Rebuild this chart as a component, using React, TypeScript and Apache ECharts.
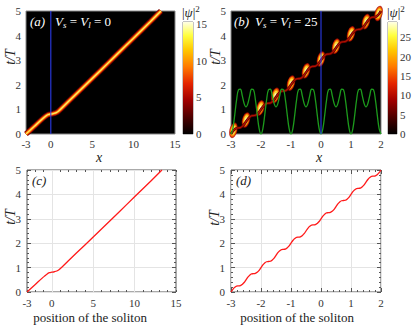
import React, { useEffect, useRef } from "react";
import * as echarts from "echarts";

// ---------- data ----------
const yTickValues = [0, 1, 2, 3, 4, 5];
const xLabelsWide = [-3, 0, 5, 10, 15];
const xLabelsNarrow = [-3, -2, -1, 0, 1, 2];

// position of the vertical marker (x = 0) drawn in (a) and (b)
const markerX = 0;
const markerT = [0, 5];

// soliton trajectory, V_s = V_l = 0 (panels a, c)
const trajAx = [-3, -2, -1, -0.6, -0.3, 0, 0.3, 0.6, 0.9, 2, 4, 6, 8, 10, 12, 13.3];
const trajAt = [0, 0.31, 0.62, 0.73, 0.79, 0.81, 0.83, 0.86, 0.92, 1.28, 1.93, 2.58, 3.24, 3.9, 4.56, 5];

// soliton trajectory, V_s = V_l = 25 (panels b, d), sampled every 0.0625 in x from -3
const trajDx0 = -3;
const trajDstep = 0.0625;
const trajDt = [
  0, 0.11, 0.19, 0.24, 0.25, 0.26, 0.31, 0.39,
  0.5, 0.61, 0.69, 0.74, 0.75, 0.76, 0.81, 0.89,
  1.0, 1.11, 1.19, 1.24, 1.25, 1.26, 1.31, 1.39,
  1.5, 1.61, 1.69, 1.74, 1.75, 1.76, 1.81, 1.89,
  2.0, 2.11, 2.19, 2.24, 2.25, 2.26, 2.31, 2.39,
  2.5, 2.61, 2.69, 2.74, 2.75, 2.76, 2.81, 2.89,
  3.0, 3.11, 3.19, 3.24, 3.25, 3.26, 3.31, 3.39,
  3.5, 3.61, 3.69, 3.74, 3.75, 3.76, 3.81, 3.89,
  4.0, 4.11, 4.19, 4.24, 4.25, 4.26, 4.31, 4.39,
  4.5, 4.61, 4.69, 4.74, 4.75, 4.76, 4.81, 4.89,
  5.0,
];

// potential profile (green curve in b), same x sampling
const potV = [
  0, 0.22, 0.78, 1.4, 1.8, 1.82, 1.56, 1.24, 1.1, 1.24, 1.56, 1.82, 1.8, 1.4, 0.78, 0.22,
  0, 0.22, 0.78, 1.4, 1.8, 1.82, 1.56, 1.24, 1.1, 1.24, 1.56, 1.82, 1.8, 1.4, 0.78, 0.22,
  0, 0.22, 0.78, 1.4, 1.8, 1.82, 1.56, 1.24, 1.1, 1.24, 1.56, 1.82, 1.8, 1.4, 0.78, 0.22,
  0, 0.22, 0.78, 1.4, 1.8, 1.82, 1.56, 1.24, 1.1, 1.24, 1.56, 1.82, 1.8, 1.4, 0.78, 0.22,
  0, 0.22, 0.78, 1.4, 1.8, 1.82, 1.56, 1.24, 1.1, 1.24, 1.56, 1.82, 1.8, 1.4, 0.78, 0.22,
  0,
];

// bright density blobs in (b)
const blobX = [-2.92, -2.5, -2.02, -1.52, -1.0, -0.5, 0.0, 0.5, 1.0, 1.5, 1.92];
const blobT = [0.15, 0.57, 1.06, 1.57, 2.07, 2.57, 3.05, 3.57, 4.07, 4.57, 4.9];

const cbMaxA = 15.3;
const cbTicksA = [0, 5, 10, 15];
const cbMaxB = 29;
const cbTicksB = [0, 5, 10, 15, 20, 25];

// ---------- helpers ----------
const serif = "Liberation Serif";
const labelColor = "#333";

const zip = (xs: number[], ys: number[]) => xs.map((x, i) => [x, ys[i]]);
const trajA = zip(trajAx, trajAt);
const trajD = trajDt.map((t, i) => [trajDx0 + i * trajDstep, t]);
const potD = potV.map((v, i) => [trajDx0 + i * trajDstep, v]);
const blobs = zip(blobX, blobT);
const marker = markerT.map((t) => [markerX, t]);

const hotStops = [
  { offset: 0, color: "#000000" },
  { offset: 0.12, color: "#3c0000" },
  { offset: 0.3, color: "#a00000" },
  { offset: 0.45, color: "#e42400" },
  { offset: 0.6, color: "#ff7a00" },
  { offset: 0.75, color: "#ffc800" },
  { offset: 0.88, color: "#ffff40" },
  { offset: 1, color: "#ffffe6" },
];

const fmtNum = (v: number) => (v < 0 ? "-" + Math.abs(v) : String(v));
const pick = (list: number[]) => (v: number) =>
  list.some((l) => Math.abs(l - v) < 1e-6) ? fmtNum(Math.round(v)) : "";

const tickLabel = (list: number[], margin: number, show = true) => ({
  show,
  formatter: pick(list),
  fontFamily: serif,
  fontSize: 11,
  color: labelColor,
  margin,
});

const ellipse = "path://M0,10 A6,10 0 1,1 12,10 A6,10 0 1,1 0,10 Z";

export default function App() {
  const ref = useRef<HTMLDivElement>(null);
  useEffect(() => {
    if (!ref.current) return;
    const chart = echarts.init(ref.current, undefined, { renderer: "svg" });

    const frameLine = { show: false, onZero: false };
    const lineTick = (len: number) => ({
      show: true,
      inside: true,
      length: len,
      lineStyle: { color: "#555", width: 1 },
    });
    const minor = { show: true, splitNumber: 5, length: 2, lineStyle: { color: "#555", width: 1 } };
    const gridLine = { show: true, lineStyle: { color: "#e4e4e4", width: 1 } };

    const xAxis: any[] = [
      { type: "value", gridIndex: 0, min: -3, max: 15, interval: 1, axisLine: frameLine, axisTick: { show: false }, splitLine: { show: false }, axisLabel: tickLabel(xLabelsWide, 4) },
      { type: "value", gridIndex: 1, min: -3, max: 2, interval: 1, axisLine: frameLine, axisTick: { show: false }, splitLine: { show: false }, axisLabel: tickLabel(xLabelsNarrow, 4) },
      { type: "value", gridIndex: 2, min: -3, max: 15, interval: 1, axisLine: frameLine, axisTick: lineTick(2), splitLine: { show: false }, axisLabel: tickLabel(xLabelsWide, 5) },
      { type: "value", gridIndex: 3, min: -3, max: 2, interval: 1, axisLine: frameLine, axisTick: lineTick(4), minorTick: minor, splitLine: gridLine, axisLabel: tickLabel(xLabelsNarrow, 5) },
      { type: "value", gridIndex: 2, position: "top", min: -3, max: 15, interval: 1, axisLine: frameLine, axisTick: lineTick(2), splitLine: { show: false }, axisLabel: { show: false } },
      { type: "value", gridIndex: 3, position: "top", min: -3, max: 2, interval: 1, axisLine: frameLine, axisTick: lineTick(4), minorTick: minor, splitLine: { show: false }, axisLabel: { show: false } },
      { type: "category", gridIndex: 4, data: [""], show: false },
      { type: "category", gridIndex: 5, data: [""], show: false },
    ];

    const yAxis: any[] = [
      { type: "value", gridIndex: 0, min: 0, max: 5, interval: 1, axisLine: frameLine, axisTick: { show: false }, splitLine: { show: false }, axisLabel: tickLabel(yTickValues, 5) },
      { type: "value", gridIndex: 1, min: 0, max: 5, interval: 1, axisLine: frameLine, axisTick: { show: false }, splitLine: { show: false }, axisLabel: tickLabel(yTickValues, 5) },
      { type: "value", gridIndex: 2, min: 0, max: 5, interval: 1, axisLine: frameLine, axisTick: lineTick(4), minorTick: minor, splitLine: gridLine, axisLabel: tickLabel(yTickValues, 6) },
      { type: "value", gridIndex: 3, min: 0, max: 5, interval: 1, axisLine: frameLine, axisTick: lineTick(4), minorTick: minor, splitLine: gridLine, axisLabel: tickLabel(yTickValues, 6) },
      { type: "value", gridIndex: 2, position: "right", min: 0, max: 5, interval: 1, axisLine: frameLine, axisTick: lineTick(4), minorTick: minor, splitLine: { show: false }, axisLabel: { show: false } },
      { type: "value", gridIndex: 3, position: "right", min: 0, max: 5, interval: 1, axisLine: frameLine, axisTick: lineTick(4), minorTick: minor, splitLine: { show: false }, axisLabel: { show: false } },
      { type: "value", gridIndex: 4, position: "right", min: 0, max: cbMaxA, interval: 5, axisLine: frameLine, axisTick: { show: false }, splitLine: { show: false }, axisLabel: tickLabel(cbTicksA, 3) },
      { type: "value", gridIndex: 5, position: "right", min: 0, max: cbMaxB, interval: 5, axisLine: frameLine, axisTick: { show: false }, splitLine: { show: false }, axisLabel: tickLabel(cbTicksB, 3) },
    ];

    const line = (xi: number, yi: number, data: number[][], color: string, width: number, extra: any = {}) => ({
      type: "line",
      xAxisIndex: xi,
      yAxisIndex: yi,
      data,
      showSymbol: false,
      symbol: "none",
      smooth: 0.3,
      lineStyle: { color, width },
      silent: true,
      ...extra,
    });

    const blobLayer = (w: number, h: number, color: string) => ({
      type: "scatter",
      xAxisIndex: 1,
      yAxisIndex: 1,
      data: blobs,
      symbol: ellipse,
      symbolSize: [w, h],
      symbolRotate: -14,
      itemStyle: { color },
      silent: true,
    });

    const cbGradient = { type: "linear", x: 0, y: 1, x2: 0, y2: 0, colorStops: hotStops };

    const series: any[] = [
      // (a) density trace
      line(0, 0, trajA, "#6a0000", 5.5),
      line(0, 0, trajA, "#d42000", 4),
      line(0, 0, trajA, "#ff8c00", 2.6),
      line(0, 0, trajA, "#ffe866", 1.2),
      line(0, 0, marker, "#2f40ff", 1, { smooth: false }),
      // (b) density trace
      line(1, 1, trajD, "#5e0000", 2.6),
      line(1, 1, trajD, "#b01000", 1.2),
      blobLayer(8, 16, "#a00800"),
      blobLayer(7, 14.5, "#ee3a00"),
      blobLayer(5.8, 12.5, "#ffa800"),
      blobLayer(4.2, 9.5, "#ffe84a"),
      blobLayer(2.2, 5, "#ffffd0"),
      line(1, 1, potD, "#1c9a1c", 1.3, { smooth: 0.4 }),
      line(1, 1, marker, "#2f40ff", 1, { smooth: false }),
      // (c)
      line(2, 2, trajA, "#ff1a1a", 1.3, {
        markLine: {
          silent: true,
          symbol: "none",
          label: { show: false },
          lineStyle: { color: "#e4e4e4", width: 1, type: "solid" },
          data: [{ xAxis: 0 }, { xAxis: 5 }, { xAxis: 10 }],
          z: 1,
        },
        z: 3,
      }),
      // (d)
      line(3, 3, trajD, "#ff1a1a", 1.3, { smooth: 0.4 }),
      // colorbars
      { type: "bar", xAxisIndex: 6, yAxisIndex: 6, data: [cbMaxA], barWidth: "100%", itemStyle: { color: cbGradient }, silent: true },
      { type: "bar", xAxisIndex: 7, yAxisIndex: 7, data: [cbMaxB], barWidth: "100%", itemStyle: { color: cbGradient }, silent: true },
    ];

    const txt = (x: number, y: number, text: string, style: any = {}, extra: any = {}) => ({
      type: "text",
      x,
      y,
      silent: true,
      style: {
        text,
        fontFamily: serif,
        fontSize: 13,
        fill: "#222",
        verticalAlign: "middle",
        ...style,
      },
      ...extra,
    });

    const richV = (fill: string) => ({
      i: { fontFamily: serif, fontStyle: "italic", fontSize: 13, fill, lineHeight: 16 },
      s: { fontFamily: serif, fontStyle: "italic", fontSize: 9, fill, lineHeight: 16, verticalAlign: "bottom" },
      n: { fontFamily: serif, fontSize: 13, fill, lineHeight: 16 },
    });
    const richPsi = {
      i: { fontFamily: serif, fontStyle: "italic", fontSize: 13, fill: "#222", lineHeight: 16 },
      n: { fontFamily: serif, fontSize: 13, fill: "#222", lineHeight: 16 },
      p: { fontFamily: serif, fontSize: 9, fill: "#222", lineHeight: 16, verticalAlign: "top" },
    };

    const graphic: any[] = [
      txt(30, 21, "(a)", { fill: "#fff", fontStyle: "italic" }),
      txt(55, 21, "{i|V}{s|s}{n| = }{i|V}{s|l}{n| = 0}", { rich: richV("#fff") }),
      txt(234, 21, "(b)", { fill: "#fff", fontStyle: "italic" }),
      txt(255, 21, "{i|V}{s|s}{n| = }{i|V}{s|l}{n| = 25}", { rich: richV("#fff") }),
      txt(32, 180, "(c)", { fontStyle: "italic" }),
      txt(236, 180, "(d)", { fontStyle: "italic" }),
      txt(182, 12, "{n||}{i|ψ}{n||}{p|2}", { rich: richPsi }),
      txt(387, 12, "{n||}{i|ψ}{n||}{p|2}", { rich: richPsi }),
      txt(10, 57, "t/T", { fontStyle: "italic", fontSize: 14, align: "center" }, { rotation: Math.PI / 2 }),
      txt(215, 57, "t/T", { fontStyle: "italic", fontSize: 14, align: "center" }, { rotation: Math.PI / 2 }),
      txt(10, 217, "t/T", { fontStyle: "italic", fontSize: 14, align: "center" }, { rotation: Math.PI / 2 }),
      txt(214, 218, "t/T", { fontStyle: "italic", fontSize: 14, align: "center" }, { rotation: Math.PI / 2 }),
      txt(99, 157, "x", { fontStyle: "italic", fontSize: 14, align: "center" }),
      txt(319, 157, "x", { fontStyle: "italic", fontSize: 14, align: "center" }),
      txt(90, 317, "position of the soliton", { fontSize: 13, align: "center" }),
      txt(297, 317, "position of the soliton", { fontSize: 13, align: "center" }),
    ];

    chart.setOption({
      animation: false,
      backgroundColor: "#fff",
      grid: [
        { left: 26, top: 11, width: 149, height: 123, show: true, backgroundColor: "#000", borderColor: "#888", borderWidth: 1 },
        { left: 231, top: 11, width: 150, height: 123, show: true, backgroundColor: "#000", borderColor: "#888", borderWidth: 1 },
        { left: 27, top: 170, width: 149, height: 122, show: true, backgroundColor: "#fff", borderColor: "#555", borderWidth: 1 },
        { left: 231, top: 170, width: 150, height: 122, show: true, backgroundColor: "#fff", borderColor: "#555", borderWidth: 1 },
        { left: 183, top: 22, width: 10, height: 112, show: true, borderColor: "#888", borderWidth: 1 },
        { left: 388, top: 22, width: 9, height: 112, show: true, borderColor: "#888", borderWidth: 1 },
      ],
      xAxis,
      yAxis,
      series,
      graphic,
    });
    return () => chart.dispose();
  }, []);

  return (
    <div
      ref={ref}
      style={{ position: "absolute", left: 0, top: 0, width: 415, height: 326 }}
    />
  );
}
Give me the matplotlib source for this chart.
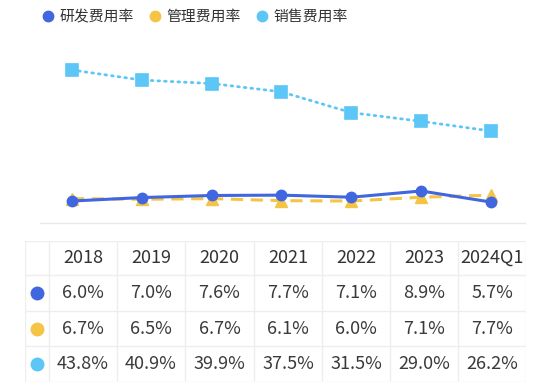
import matplotlib
matplotlib.use('Agg')
import matplotlib.pyplot as plt
from matplotlib.lines import Line2D

plt.rcParams['font.family'] = ['Noto Sans CJK SC', 'DejaVu Sans']

years = ['2018', '2019', '2020', '2021', '2022', '2023', '2024Q1']
yanfa = [6.0, 7.0, 7.6, 7.7, 7.1, 8.9, 5.7]
guanli = [6.7, 6.5, 6.7, 6.1, 6.0, 7.1, 7.7]
xiaoshou = [43.8, 40.9, 39.9, 37.5, 31.5, 29.0, 26.2]
names = ['研发费用率', '管理费用率', '销售费用率']
colors = ['#4066e0', '#f5c445', '#5cc6f7']

W, H = 550, 386
fig = plt.figure(figsize=(W / 100, H / 100), dpi=100)

# chart area
ax = fig.add_axes([40 / W, (H - 223) / H, 485 / W, 183 / H])
x = list(range(len(years)))
ax.plot(x, xiaoshou, color=colors[2], lw=2.0, ls=(0, (0.6, 1.8)), dash_capstyle='round',
        marker='s', ms=9, mec=colors[2], mew=1.2, zorder=3)
ax.plot(x, guanli, color=colors[1], lw=2.2, ls=(0, (4, 2.5)),
        marker='^', ms=8.5, zorder=3)
ax.plot(x, yanfa, color=colors[0], lw=2.2, marker='o', ms=7.5, zorder=4)
ax.set_xlim(-0.458, 6.487)
ax.set_ylim(-0.34, 52.46)
for s in ['top', 'left', 'right']:
    ax.spines[s].set_visible(False)
ax.spines['bottom'].set_color('#e8e8e8')
ax.spines['bottom'].set_linewidth(1)
ax.set_xticks([])
ax.set_yticks([])

# legend
handles = [Line2D([], [], ls='', marker='o', ms=7.5, color=c) for c in colors]
fig.legend(handles, names, loc='center left', bbox_to_anchor=(27 / W, 1 - 17 / H),
           ncol=3, frameon=False, fontsize=10.7, handletextpad=0.3, columnspacing=0.9,
           handlelength=1.0, labelcolor='#333333')

# table
tb = fig.add_axes([25 / W, 4 / H, 501 / W, 141 / H])
tb.set_xlim(0, 501)
tb.set_ylim(141, 0)
tb.axis('off')
xe = [0, 24, 92, 160, 229, 297, 365, 433, 501]
ye = [0, 34, 70, 105, 141]
grid = '#eeeeee'
for xv in xe:
    tb.plot([xv, xv], [ye[0], ye[-1]], color=grid, lw=1)
for yv in ye:
    tb.plot([xe[0], xe[-1]], [yv, yv], color=grid, lw=1)

def cx(j):
    return (xe[j + 1] + xe[j + 2]) / 2

def cy(r):
    return (ye[r] + ye[r + 1]) / 2

for j, y in enumerate(years):
    tb.text(cx(j), cy(0), y, ha='center', va='center', fontsize=13, color='#333333')
for r, (vals, c) in enumerate(zip([yanfa, guanli, xiaoshou], colors), start=1):
    tb.plot([12], [cy(r)], 'o', ms=9, color=c)
    for j, v in enumerate(vals):
        tb.text(cx(j), cy(r), f'{v:.1f}%', ha='center', va='center', fontsize=13,
                color='#3a3a3a')

fig.savefig('out.png', dpi=100)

——————

Work to complete: Repeat exactly the lines above, from the line that contains "Give me the matplotlib source for this chart." down through the line that contains "return (ye[r] + ye[r + 1]) / 2". Include both of those lines and none of the pictures.

Complete response:
Give me the matplotlib source for this chart.
import matplotlib
matplotlib.use('Agg')
import matplotlib.pyplot as plt
from matplotlib.lines import Line2D

plt.rcParams['font.family'] = ['Noto Sans CJK SC', 'DejaVu Sans']

years = ['2018', '2019', '2020', '2021', '2022', '2023', '2024Q1']
yanfa = [6.0, 7.0, 7.6, 7.7, 7.1, 8.9, 5.7]
guanli = [6.7, 6.5, 6.7, 6.1, 6.0, 7.1, 7.7]
xiaoshou = [43.8, 40.9, 39.9, 37.5, 31.5, 29.0, 26.2]
names = ['研发费用率', '管理费用率', '销售费用率']
colors = ['#4066e0', '#f5c445', '#5cc6f7']

W, H = 550, 386
fig = plt.figure(figsize=(W / 100, H / 100), dpi=100)

# chart area
ax = fig.add_axes([40 / W, (H - 223) / H, 485 / W, 183 / H])
x = list(range(len(years)))
ax.plot(x, xiaoshou, color=colors[2], lw=2.0, ls=(0, (0.6, 1.8)), dash_capstyle='round',
        marker='s', ms=9, mec=colors[2], mew=1.2, zorder=3)
ax.plot(x, guanli, color=colors[1], lw=2.2, ls=(0, (4, 2.5)),
        marker='^', ms=8.5, zorder=3)
ax.plot(x, yanfa, color=colors[0], lw=2.2, marker='o', ms=7.5, zorder=4)
ax.set_xlim(-0.458, 6.487)
ax.set_ylim(-0.34, 52.46)
for s in ['top', 'left', 'right']:
    ax.spines[s].set_visible(False)
ax.spines['bottom'].set_color('#e8e8e8')
ax.spines['bottom'].set_linewidth(1)
ax.set_xticks([])
ax.set_yticks([])

# legend
handles = [Line2D([], [], ls='', marker='o', ms=7.5, color=c) for c in colors]
fig.legend(handles, names, loc='center left', bbox_to_anchor=(27 / W, 1 - 17 / H),
           ncol=3, frameon=False, fontsize=10.7, handletextpad=0.3, columnspacing=0.9,
           handlelength=1.0, labelcolor='#333333')

# table
tb = fig.add_axes([25 / W, 4 / H, 501 / W, 141 / H])
tb.set_xlim(0, 501)
tb.set_ylim(141, 0)
tb.axis('off')
xe = [0, 24, 92, 160, 229, 297, 365, 433, 501]
ye = [0, 34, 70, 105, 141]
grid = '#eeeeee'
for xv in xe:
    tb.plot([xv, xv], [ye[0], ye[-1]], color=grid, lw=1)
for yv in ye:
    tb.plot([xe[0], xe[-1]], [yv, yv], color=grid, lw=1)

def cx(j):
    return (xe[j + 1] + xe[j + 2]) / 2

def cy(r):
    return (ye[r] + ye[r + 1]) / 2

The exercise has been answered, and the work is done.